_The exercise_. From the entries below, copy every line holding the word "this".
Begin The input
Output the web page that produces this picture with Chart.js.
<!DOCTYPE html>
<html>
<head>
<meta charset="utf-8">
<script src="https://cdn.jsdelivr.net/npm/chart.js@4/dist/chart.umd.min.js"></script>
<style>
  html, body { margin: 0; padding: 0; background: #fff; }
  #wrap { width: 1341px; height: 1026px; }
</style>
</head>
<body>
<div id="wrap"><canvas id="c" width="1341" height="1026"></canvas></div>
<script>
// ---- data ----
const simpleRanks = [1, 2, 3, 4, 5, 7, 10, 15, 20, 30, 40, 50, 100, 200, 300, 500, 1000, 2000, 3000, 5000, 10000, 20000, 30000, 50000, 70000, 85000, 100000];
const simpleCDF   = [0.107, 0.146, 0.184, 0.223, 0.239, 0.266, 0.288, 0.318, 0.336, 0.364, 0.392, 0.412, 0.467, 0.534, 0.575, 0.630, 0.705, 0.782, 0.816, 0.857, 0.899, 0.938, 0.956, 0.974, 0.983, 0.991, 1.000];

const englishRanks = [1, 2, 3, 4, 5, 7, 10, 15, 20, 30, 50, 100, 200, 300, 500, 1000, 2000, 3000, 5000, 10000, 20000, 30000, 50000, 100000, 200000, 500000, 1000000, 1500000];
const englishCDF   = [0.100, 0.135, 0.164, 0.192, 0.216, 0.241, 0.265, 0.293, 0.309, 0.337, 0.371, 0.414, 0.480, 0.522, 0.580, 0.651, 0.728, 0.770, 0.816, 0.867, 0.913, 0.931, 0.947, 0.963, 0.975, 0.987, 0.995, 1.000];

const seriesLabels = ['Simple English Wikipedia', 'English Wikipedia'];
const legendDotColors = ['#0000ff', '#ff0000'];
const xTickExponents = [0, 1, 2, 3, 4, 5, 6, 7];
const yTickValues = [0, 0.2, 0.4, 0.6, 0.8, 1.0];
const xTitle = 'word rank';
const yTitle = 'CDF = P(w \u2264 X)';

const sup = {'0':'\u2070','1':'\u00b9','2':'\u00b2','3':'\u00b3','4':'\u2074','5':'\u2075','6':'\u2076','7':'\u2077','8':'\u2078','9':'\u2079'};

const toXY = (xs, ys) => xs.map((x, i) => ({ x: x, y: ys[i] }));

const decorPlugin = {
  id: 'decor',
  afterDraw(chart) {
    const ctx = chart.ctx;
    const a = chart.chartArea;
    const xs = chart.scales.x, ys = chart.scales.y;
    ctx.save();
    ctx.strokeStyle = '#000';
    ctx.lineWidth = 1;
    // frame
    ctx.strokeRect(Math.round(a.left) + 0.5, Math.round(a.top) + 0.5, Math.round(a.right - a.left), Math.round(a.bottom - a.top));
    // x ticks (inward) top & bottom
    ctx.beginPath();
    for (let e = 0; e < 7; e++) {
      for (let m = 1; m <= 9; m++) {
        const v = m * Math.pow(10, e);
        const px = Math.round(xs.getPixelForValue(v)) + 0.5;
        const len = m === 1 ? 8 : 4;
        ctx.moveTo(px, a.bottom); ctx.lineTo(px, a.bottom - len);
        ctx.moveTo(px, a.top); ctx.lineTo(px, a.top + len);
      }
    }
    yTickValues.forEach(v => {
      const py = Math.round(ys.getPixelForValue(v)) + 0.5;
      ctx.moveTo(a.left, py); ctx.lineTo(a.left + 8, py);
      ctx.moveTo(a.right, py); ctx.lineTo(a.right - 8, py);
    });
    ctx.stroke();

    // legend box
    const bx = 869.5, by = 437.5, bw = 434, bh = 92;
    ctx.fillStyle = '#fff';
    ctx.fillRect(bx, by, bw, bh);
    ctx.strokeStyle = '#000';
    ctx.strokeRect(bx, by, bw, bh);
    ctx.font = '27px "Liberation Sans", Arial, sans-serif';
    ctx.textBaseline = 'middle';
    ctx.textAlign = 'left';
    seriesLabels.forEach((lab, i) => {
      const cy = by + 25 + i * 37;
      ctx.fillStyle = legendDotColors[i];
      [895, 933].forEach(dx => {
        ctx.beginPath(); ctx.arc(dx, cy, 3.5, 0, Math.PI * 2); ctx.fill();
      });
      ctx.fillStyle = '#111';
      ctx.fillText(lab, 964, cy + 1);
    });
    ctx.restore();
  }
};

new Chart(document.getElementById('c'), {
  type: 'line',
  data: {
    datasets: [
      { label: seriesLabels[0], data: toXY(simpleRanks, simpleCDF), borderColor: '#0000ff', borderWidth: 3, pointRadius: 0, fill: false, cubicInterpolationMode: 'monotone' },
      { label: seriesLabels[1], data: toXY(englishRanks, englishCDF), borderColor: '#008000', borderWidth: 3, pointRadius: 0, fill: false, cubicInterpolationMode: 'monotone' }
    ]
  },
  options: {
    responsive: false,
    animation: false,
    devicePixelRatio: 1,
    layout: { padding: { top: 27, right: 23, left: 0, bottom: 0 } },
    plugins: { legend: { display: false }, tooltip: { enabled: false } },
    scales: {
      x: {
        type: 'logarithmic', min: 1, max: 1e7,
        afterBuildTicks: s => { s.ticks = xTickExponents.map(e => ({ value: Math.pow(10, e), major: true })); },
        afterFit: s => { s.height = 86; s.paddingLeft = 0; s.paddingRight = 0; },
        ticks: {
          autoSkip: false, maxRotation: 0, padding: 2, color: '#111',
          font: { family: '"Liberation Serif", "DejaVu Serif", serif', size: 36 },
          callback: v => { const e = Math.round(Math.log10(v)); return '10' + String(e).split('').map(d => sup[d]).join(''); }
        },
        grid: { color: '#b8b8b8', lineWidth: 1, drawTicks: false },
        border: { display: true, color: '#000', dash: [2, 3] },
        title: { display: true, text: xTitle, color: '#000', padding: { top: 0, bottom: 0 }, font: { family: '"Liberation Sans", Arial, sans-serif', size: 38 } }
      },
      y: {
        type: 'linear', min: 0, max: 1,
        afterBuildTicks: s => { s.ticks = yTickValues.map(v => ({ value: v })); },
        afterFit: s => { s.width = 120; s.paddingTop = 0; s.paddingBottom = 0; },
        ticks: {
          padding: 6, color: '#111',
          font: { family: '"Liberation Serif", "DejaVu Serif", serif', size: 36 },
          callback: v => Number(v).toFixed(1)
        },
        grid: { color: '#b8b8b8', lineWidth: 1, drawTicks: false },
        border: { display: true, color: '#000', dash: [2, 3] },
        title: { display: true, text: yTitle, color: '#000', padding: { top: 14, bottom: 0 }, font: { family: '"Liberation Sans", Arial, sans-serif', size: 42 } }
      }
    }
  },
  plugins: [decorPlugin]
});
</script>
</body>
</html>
End The input
Begin The input
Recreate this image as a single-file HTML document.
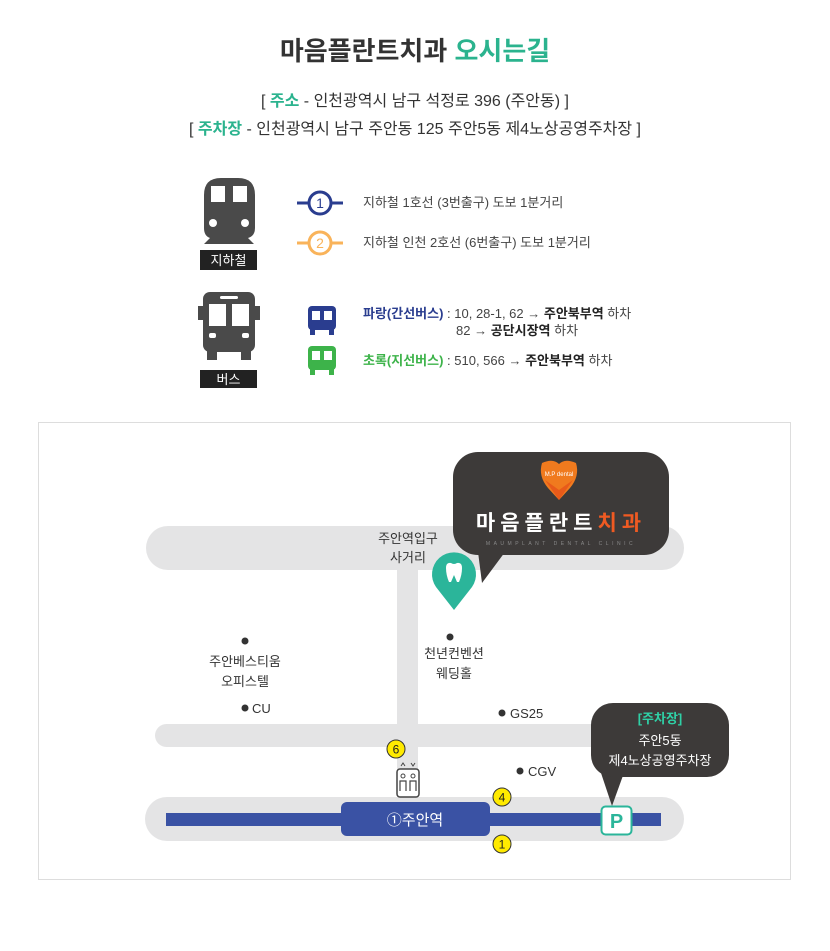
End The input
_Task answer_.
Output the web page that produces this picture with Chart.js.
Recreate this image as a single-file HTML document.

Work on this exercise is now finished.